If sheer passion were enough, “Flooding With Love for the Kid” would take top prize. Zachary Oberzan’s one-man reimagining of the John Rambo legend reps a crazy crusade to shoot a more faithful adaptation of David Morrell’s “First Blood” (the novel that spawned the successful Sylvester Stallone franchise) while stuck at the opposite end of the production-value spectrum. Operating with a budget of $95.51, Oberzan sticks to his 220-square-foot studio apartment and plays every part himself (30-odd roles in front of the camera and another half dozen behind it), trading personal dignity for immortality as a footnote in film history.

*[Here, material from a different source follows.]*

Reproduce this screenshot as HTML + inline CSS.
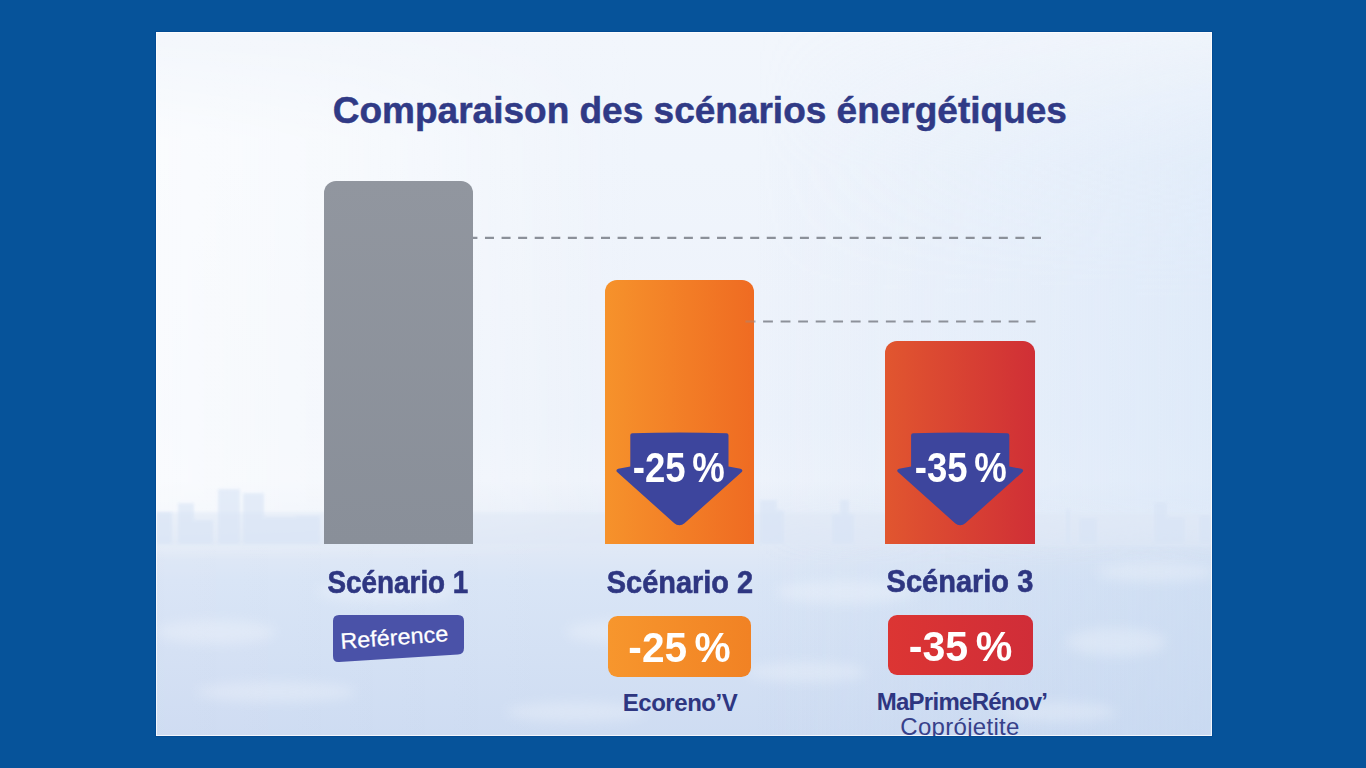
<!DOCTYPE html>
<html><head><meta charset="utf-8">
<style>
html,body{margin:0;padding:0;}
body{width:1366px;height:768px;background:#06539a;position:relative;overflow:hidden;font-family:"Liberation Sans",sans-serif;}
.ab{position:absolute;}
#photo{left:156px;top:32px;width:1056px;height:704px;overflow:hidden;}
.t{white-space:nowrap;color:#2e3681;font-weight:bold;line-height:1;}
.sk{-webkit-text-stroke:0.6px #2e3681;}
.c{text-align:center;}
.bar{border-radius:12px 12px 0 0;}
</style></head>
<body>
<svg id="photo" class="ab" width="1056" height="704" viewBox="0 0 1056 704">
 <defs>
  <linearGradient id="gv" x1="0" y1="0" x2="0" y2="704" gradientUnits="userSpaceOnUse">
   <stop offset="0.0000" stop-color="#f2f6fc"/>
   <stop offset="0.1818" stop-color="#f0f5fc"/>
   <stop offset="0.3807" stop-color="#eef3fb"/>
   <stop offset="0.5540" stop-color="#ecf2fb"/>
   <stop offset="0.6364" stop-color="#eef3fb"/>
   <stop offset="0.6932" stop-color="#e6edf8"/>
   <stop offset="0.7273" stop-color="#e1e9f6"/>
   <stop offset="0.7784" stop-color="#d9e5f6"/>
   <stop offset="1.0000" stop-color="#cedcf2"/>
  </linearGradient>
  <linearGradient id="ghU" x1="0" y1="0" x2="1056" y2="0" gradientUnits="userSpaceOnUse">
   <stop offset="0.0000" stop-color="#ffffff" stop-opacity="0.65"/>
   <stop offset="0.1894" stop-color="#ffffff" stop-opacity="0.45"/>
   <stop offset="0.4545" stop-color="#ffffff" stop-opacity="0"/>
  </linearGradient>
  <linearGradient id="ghB" x1="0" y1="0" x2="1056" y2="0" gradientUnits="userSpaceOnUse">
   <stop offset="0.5682" stop-color="#d6e5f8" stop-opacity="0"/>
   <stop offset="1.0000" stop-color="#d6e5f8" stop-opacity="0.6"/>
  </linearGradient>
  <linearGradient id="mB" x1="0" y1="0" x2="0" y2="1">
   <stop offset="0" stop-color="#fff" stop-opacity="0.15"/>
   <stop offset="0.25" stop-color="#fff" stop-opacity="0.85"/>
   <stop offset="0.5" stop-color="#fff" stop-opacity="1"/>
   <stop offset="0.88" stop-color="#fff" stop-opacity="1"/>
   <stop offset="1" stop-color="#fff" stop-opacity="0"/>
  </linearGradient>
  <mask id="maskB"><rect width="1056" height="530" fill="url(#mB)"/></mask>
  <linearGradient id="ghL" x1="0" y1="0" x2="1056" y2="0" gradientUnits="userSpaceOnUse">
   <stop offset="0.0000" stop-color="#ffffff" stop-opacity="0.03"/>
   <stop offset="0.3788" stop-color="#ffffff" stop-opacity="0"/>
   <stop offset="0.5682" stop-color="#c4d7f0" stop-opacity="0"/>
   <stop offset="1.0000" stop-color="#c4d7f0" stop-opacity="0.45"/>
  </linearGradient>
  <linearGradient id="mU" x1="0" y1="0" x2="0" y2="1">
   <stop offset="0" stop-color="#fff" stop-opacity="0.2"/>
   <stop offset="0.2" stop-color="#fff" stop-opacity="1"/>
   <stop offset="0.9" stop-color="#fff" stop-opacity="1"/>
   <stop offset="1" stop-color="#fff" stop-opacity="0"/>
  </linearGradient>
  <linearGradient id="mL" x1="0" y1="0" x2="0" y2="1">
   <stop offset="0" stop-color="#fff" stop-opacity="0"/>
   <stop offset="0.2" stop-color="#fff" stop-opacity="1"/>
   <stop offset="1" stop-color="#fff" stop-opacity="1"/>
  </linearGradient>
  <mask id="maskL"><rect y="490" width="1056" height="214" fill="url(#mL)"/></mask>
  <mask id="maskU"><rect width="1056" height="530" fill="url(#mU)"/></mask>
  <filter id="bl" x="-10%" y="-10%" width="120%" height="120%"><feGaussianBlur stdDeviation="1.8"/></filter>
  <filter id="bl6" x="-30%" y="-30%" width="160%" height="160%"><feGaussianBlur stdDeviation="6"/></filter>
 </defs>
 <rect width="1056" height="704" fill="url(#gv)"/>
 <rect width="1056" height="530" fill="url(#ghU)" mask="url(#maskU)"/>
 <rect width="1056" height="530" fill="url(#ghB)" mask="url(#maskB)"/>
 <rect y="490" width="1056" height="214" fill="url(#ghL)" mask="url(#maskL)"/>
 <rect x="0" y="480" width="1056" height="34" fill="#dfe8f6" opacity="0.5" filter="url(#bl)"/>
 <g fill="#d8e4f6" opacity="0.6" filter="url(#bl)">
  <rect x="0" y="480" width="16" height="32"/>
  <rect x="22" y="471" width="16" height="41"/>
  <rect x="25" y="488" width="32" height="24"/>
  <rect x="62" y="457" width="22" height="55"/>
  <rect x="87" y="461" width="21" height="51"/>
  <rect x="108" y="485" width="32" height="27"/>
  <rect x="140" y="484" width="24" height="28"/>
  <rect x="604" y="468" width="17" height="44"/>
  <rect x="621" y="478" width="7" height="34"/>
  <rect x="684" y="468" width="9" height="44"/>
  <rect x="676" y="482" width="22" height="30"/>
  <rect x="998" y="470" width="13" height="42"/>
  <rect x="923" y="486" width="18" height="26"/>
  <rect x="1011" y="485" width="18" height="27"/>
  <rect x="1043" y="483" width="13" height="29"/>
  <rect x="910" y="477" width="4" height="35"/>
 </g>
 <g fill="#ffffff" filter="url(#bl6)" opacity="0.25">
  <ellipse cx="60" cy="600" rx="60" ry="12"/>
  <ellipse cx="230" cy="560" rx="70" ry="10"/>
  <ellipse cx="120" cy="660" rx="80" ry="10"/>
  <ellipse cx="470" cy="600" rx="60" ry="12"/>
  <ellipse cx="420" cy="680" rx="70" ry="10"/>
  <ellipse cx="690" cy="560" rx="70" ry="12"/>
  <ellipse cx="650" cy="640" rx="60" ry="10"/>
  <ellipse cx="960" cy="610" rx="50" ry="14"/>
  <ellipse cx="1000" cy="540" rx="60" ry="10"/>
  <ellipse cx="900" cy="680" rx="60" ry="10"/>
 </g>
</svg>

<div class="ab" style="left:156px;top:32px;width:1056px;height:704px;box-shadow:inset 0 0 0 1px rgba(255,255,255,0.75),0 0 0 1px #024b94;"></div>
<div class="ab t" id="title" style="left:332.8px;top:91.7px;font-size:37px;color:#303a86;-webkit-text-stroke:0.5px #303a86;">Comparaison des scénarios énergétiques</div>

<div class="ab bar" style="left:324px;top:181px;width:149px;height:363px;background:linear-gradient(180deg,#91969f,#898f99);"></div>
<div class="ab bar" style="left:605px;top:280px;width:149px;height:264px;background:linear-gradient(90deg,#f6922b,#ef6b22);"></div>
<div class="ab bar" style="left:885px;top:341px;width:150px;height:203px;background:linear-gradient(90deg,#e1562f,#d02f36);"></div>

<svg class="ab" style="left:0;top:0" width="1366" height="768">
 <line x1="473" y1="237.9" x2="1041.5" y2="237.9" stroke="#8b9099" stroke-width="2.2" stroke-dasharray="9 7.576" stroke-dashoffset="4.6"/>
 <line x1="754.3" y1="321.5" x2="1035.5" y2="321.5" stroke="#8d919a" stroke-width="2.2" stroke-dasharray="9.8 7.74" stroke-dashoffset="8.74"/>
 <line x1="745.5" y1="321.5" x2="754.3" y2="321.5" stroke="#8d919a" stroke-width="2.2" opacity="0.35"/>
 <g fill="#3d459d">
  <path d="M632.3 433.2 Q679.4 431.8 726.5 433.2 Q728.5 433.3 728.5 435.2 L728.5 466.5 L740.5 468.8 Q743.2 469.5 742 471.8 L684.5 523.2 A7.7 7.7 0 0 1 674.3 523.2 L616.8 471.8 Q615.6 469.5 618.3 468.8 L630.3 466.5 L630.3 435.2 Q630.3 433.3 632.3 433.2 Z"/>
  <path transform="translate(280.8 0)" d="M632.3 433.2 Q679.4 431.8 726.5 433.2 Q728.5 433.3 728.5 435.2 L728.5 466.5 L740.5 468.8 Q743.2 469.5 742 471.8 L684.5 523.2 A7.7 7.7 0 0 1 674.3 523.2 L616.8 471.8 Q615.6 469.5 618.3 468.8 L630.3 466.5 L630.3 435.2 Q630.3 433.3 632.3 433.2 Z"/>
 </g>
</svg>

<div class="ab t c" style="left:578.5px;width:200px;top:446.5px;font-size:42px;color:#fff;"><span style="display:inline-block;transform:scaleX(0.87)">-25<span style="margin-left:-4px"> </span>%</span></div>
<div class="ab t c" style="left:861px;width:200px;top:446.5px;font-size:42px;color:#fff;"><span style="display:inline-block;transform:scaleX(0.87)">-35<span style="margin-left:-4px"> </span>%</span></div>

<div class="ab t c" style="left:298px;width:200px;top:566px;font-size:32px;"><span style="display:inline-block;transform:scaleX(0.87)" class="sk">Scénario 1</span></div>
<div class="ab t c" style="left:579.7px;width:200px;top:566px;font-size:32px;"><span style="display:inline-block;transform:scaleX(0.904)" class="sk">Scénario 2</span></div>
<div class="ab t c" style="left:860px;width:200px;top:565.3px;font-size:32px;"><span style="display:inline-block;transform:scaleX(0.906)" class="sk">Scénario 3</span></div>

<div class="ab" style="left:607.8px;top:615.5px;width:143.5px;height:61px;border-radius:9.5px;background:linear-gradient(90deg,#f7962d,#f18224);"></div>
<div class="ab" style="left:888.1px;top:614.8px;width:145px;height:60.2px;border-radius:9px;background:linear-gradient(90deg,#dc3533,#d02d38);"></div>
<div class="ab t c" style="left:579.55px;width:200px;top:626.5px;font-size:42.5px;color:#fff;"><span style="display:inline-block;transform:scaleX(0.956)">-25<span style="margin-left:-4px"> </span>%</span></div>
<div class="ab t c" style="left:860.55px;width:200px;top:625.7px;font-size:42.5px;color:#fff;"><span style="display:inline-block;transform:scaleX(0.968)">-35<span style="margin-left:-4px"> </span>%</span></div>

<svg class="ab" style="left:0;top:0" width="1366" height="768">
 <path d="M339 615 L458 615 Q464 615 464 621 L464 648 Q464 654 458 654.5 L339 662 Q333 662.5 333 656 L333 621 Q333 615 339 615 Z" fill="#4a52a8"/>
</svg>
<div class="ab" style="left:340.6px;top:631.1px;font-size:22.3px;line-height:1;color:#fff;transform:rotate(-4.2deg) scaleX(1.05);transform-origin:0 18.9px;white-space:nowrap;-webkit-text-stroke:0.25px #fff;">Reférence</div>

<div class="ab t c" style="left:580px;width:200px;top:691.1px;font-size:24px;letter-spacing:-0.45px;">Ecoreno’V</div>
<div class="ab t c" style="left:862px;width:200px;top:690.1px;font-size:24px;letter-spacing:-0.73px;">MaPrimeRénov’</div>
<div class="ab t c" style="left:860px;width:200px;top:714.5px;font-size:24px;font-weight:normal;color:#37418a;letter-spacing:0.3px;">Coprójetite</div>

<div class="ab" style="left:155px;top:736px;width:1058px;height:32px;background:#06539a;border-top:1px solid #024b94;box-sizing:border-box;"></div>
</body></html>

While successful on its own modest terms (embracing Rambo’s “one-man war” as metaphor for the project, Oberzan seems content simply to have made a feature under such unusual self-imposed obstructions), his amateur experiment faces an entirely different set of challenges when projected for an audience. After a well-publicized run at Gotham’s Anthology Film Archives, pic has courted hipster crowds via special curated screenings or on DVD direct from Oberzan. In that context, what was undertaken in all seriousness inevitably becomes comedic, with only ironic curiosity to show for Oberzan’s too-earnest approach (featuring no shortage of nudity or on-camera humiliation, as in flashbacks to Rambo’s torture by Vietnamese captors, in which Oberzan the Asian stereotype urinates on Oberzan the shirtless POW).

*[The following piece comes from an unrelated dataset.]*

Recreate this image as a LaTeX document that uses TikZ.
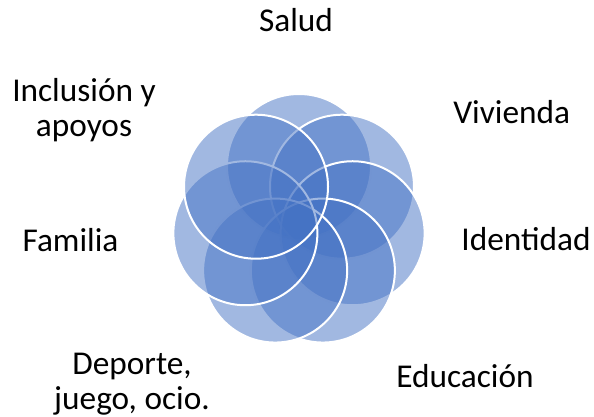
\documentclass[tikz,border=0pt]{standalone}
\usepackage{fontspec}
\setmainfont{Carlito}
\definecolor{venn}{HTML}{4472C4}
\tikzset{
  petal/.style={fill=venn, fill opacity=0.5, draw=white, draw opacity=1, line width=2pt},
  lbl/.style={anchor=base, inner sep=0pt, align=center, font=\fontsize{33.3}{35}\selectfont, text=black}
}
\begin{document}
\begin{tikzpicture}[x=1pt,y=-1pt]
\useasboundingbox (0,0) rectangle (594,417);
\def\cx{299}\def\cy{221}\def\dd{55}\def\rr{72}
\foreach \a/\n in {90/salud,38.571/vivienda,-12.857/identidad,-64.286/educacion,-115.714/deporte,-167.143/familia,141.429/inclusion}{
  \path[petal] ({\cx+\dd*cos(\a)},{\cy-\dd*sin(\a)}) circle[radius=\rr];
  \coordinate (c-\n) at ({\cx+\dd*cos(\a)},{\cy-\dd*sin(\a)});
}
\node[lbl] (salud) at (296,31.7) {Salud};
\node[lbl] (vivienda) at (511.7,123.3) {Vivienda};
\node[lbl] (identidad) at (526,250.7) {Identidad};
\node[lbl] (educacion) at (465,387.3) {Educación};
\node[lbl] (deporte) at (132,409) {Deporte,\\juego, ocio.};
\node[lbl] (familia) at (70.5,251.7) {Familia};
\node[lbl] (inclusion) at (84,136.7) {Inclusión y\\apoyos};
\end{tikzpicture}
\end{document}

Shot on video and edited using home software pricier than all Oberzan’s props, pic feels like a record of adolescent play-acting, with the writer-director (and split-personality star) taking the trouble to change camera angles, amateur accents and disguises for our benefit — a range of fake mustaches, wigs and Army-Navy surplus costumes serve to differentiate the characters. Yet Oberzan ultimately demands too much of our imagination. It’s one thing to use a toaster as a CB radio or a pie tin as a steering wheel, but bathtub-riverbeds and closet-caves aren’t so intuitive, and it’s hard to see the forest for that single, spindly pine tree.

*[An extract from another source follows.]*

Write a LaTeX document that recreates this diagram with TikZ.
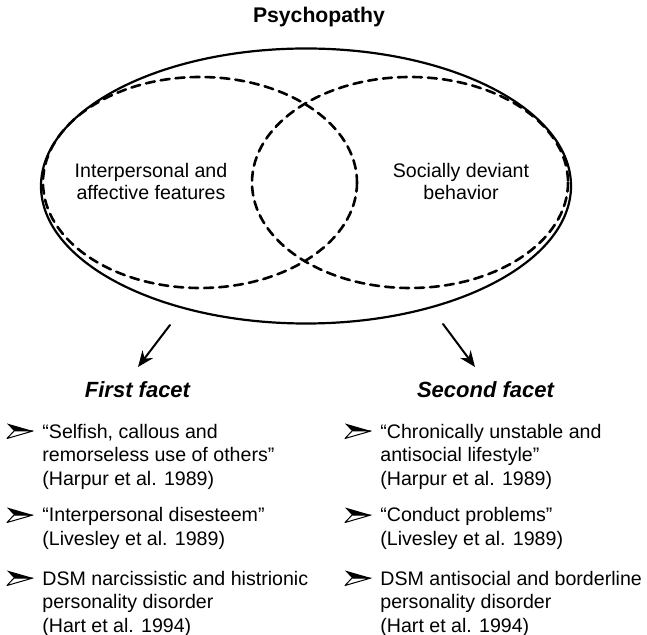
\documentclass[tikz,border=0pt]{standalone}
\usepackage{fontspec}
\setmainfont{Liberation Sans}
\usetikzlibrary{arrows.meta}

\begin{document}
\begin{tikzpicture}[x=0.5pt,y=-0.5pt,>={Stealth[length=8pt,width=6.5pt]}, line join=round, line cap=round,
    title/.style={font=\fontsize{10.6}{12}\selectfont\bfseries, anchor=base, inner sep=0pt},
    facet/.style={font=\fontsize{11}{13}\selectfont\bfseries\itshape, anchor=base, inner sep=0pt},
    feat/.style={font=\fontsize{9.8}{11}\selectfont, align=center, anchor=base, inner sep=0pt},
    item/.style={font=\fontsize{9.8}{11.75}\selectfont, align=left, anchor=base west, inner sep=0pt},
    bubble/.style={line width=1.3pt, dash pattern=on 4.5pt off 3pt},
    bulletdart/.pic={
        \fill (0,-7.5)--(26,0)--(7,0)--cycle;
        \draw[line width=0.5pt] (7,0)--(26,0)--(0,7.5)--cycle;}]
    \useasboundingbox (0,0) rectangle (647,635);
    \node[title] (psy) at (319,23) {Psychopathy};
    % the two facets inside psychopathy
    \draw[line width=1.1pt] (306,186) ellipse [x radius=265, y radius=137.5];
    \draw[bubble] (200,182.5) ellipse [x radius=157, y radius=105.5];
    \draw[bubble] (410,182.5) ellipse [x radius=158, y radius=105.5];
    \node[feat] (inter) at (151,200) {Interpersonal and\\affective features};
    \node[feat] (social) at (461,200) {Socially deviant\\behavior};
    \coordinate (from1) at (170,325);
    \coordinate (to1) at (138,367);
    \coordinate (from2) at (443,324);
    \coordinate (to2) at (475,367);
    \draw[->, line width=1pt] (from1) -- (to1);
    \draw[->, line width=1pt] (from2) -- (to2);
    \node[facet] (first) at (137.5,398) {First facet};
    \node[facet] (second) at (485.5,398) {Second facet};
    % lists (base = last line)
    \node[item] (l1) at (42,485) {“Selfish, callous and\\remorseless use of others”\\(Harpur et al. 1989)};
    \node[item] (l2) at (42,545) {“Interpersonal disesteem”\\(Livesley et al. 1989)};
    \node[item] (l3) at (42,632) {DSM narcissistic and histrionic\\personality disorder\\(Hart et al. 1994)};
    \node[item] (r1) at (380,485) {“Chronically unstable and\\antisocial lifestyle”\\(Harpur et al. 1989)};
    \node[item] (r2) at (380,545) {“Conduct problems”\\(Livesley et al. 1989)};
    \node[item] (r3) at (380,632) {DSM antisocial and borderline\\personality disorder\\(Hart et al. 1994)};
    \foreach \y in {431,515,578} {
        \pic at (7,\y) {bulletdart};
        \pic at (345,\y) {bulletdart};
    }
\end{tikzpicture}
\end{document}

Ingenuity can go a long way to excuse limited resources (see do-it-all director Robert Rodriguez’s “El Mariachi”), but Oberzan frequently oversteps his abilities. The script makes Morrell’s original potboiler look like poetry, while Oberzan’s thesping style reduces the characters to broad types — reasonably easy to distinguish but impossible to relate to. Rudimentary compositing yields a few nifty tricks, as when Oberzan punches himself out, though it’s the stuff he does for real, like roasting a teddy bear over a campfire on his living-room floor, that prove most impressive — not that his landlord would agree.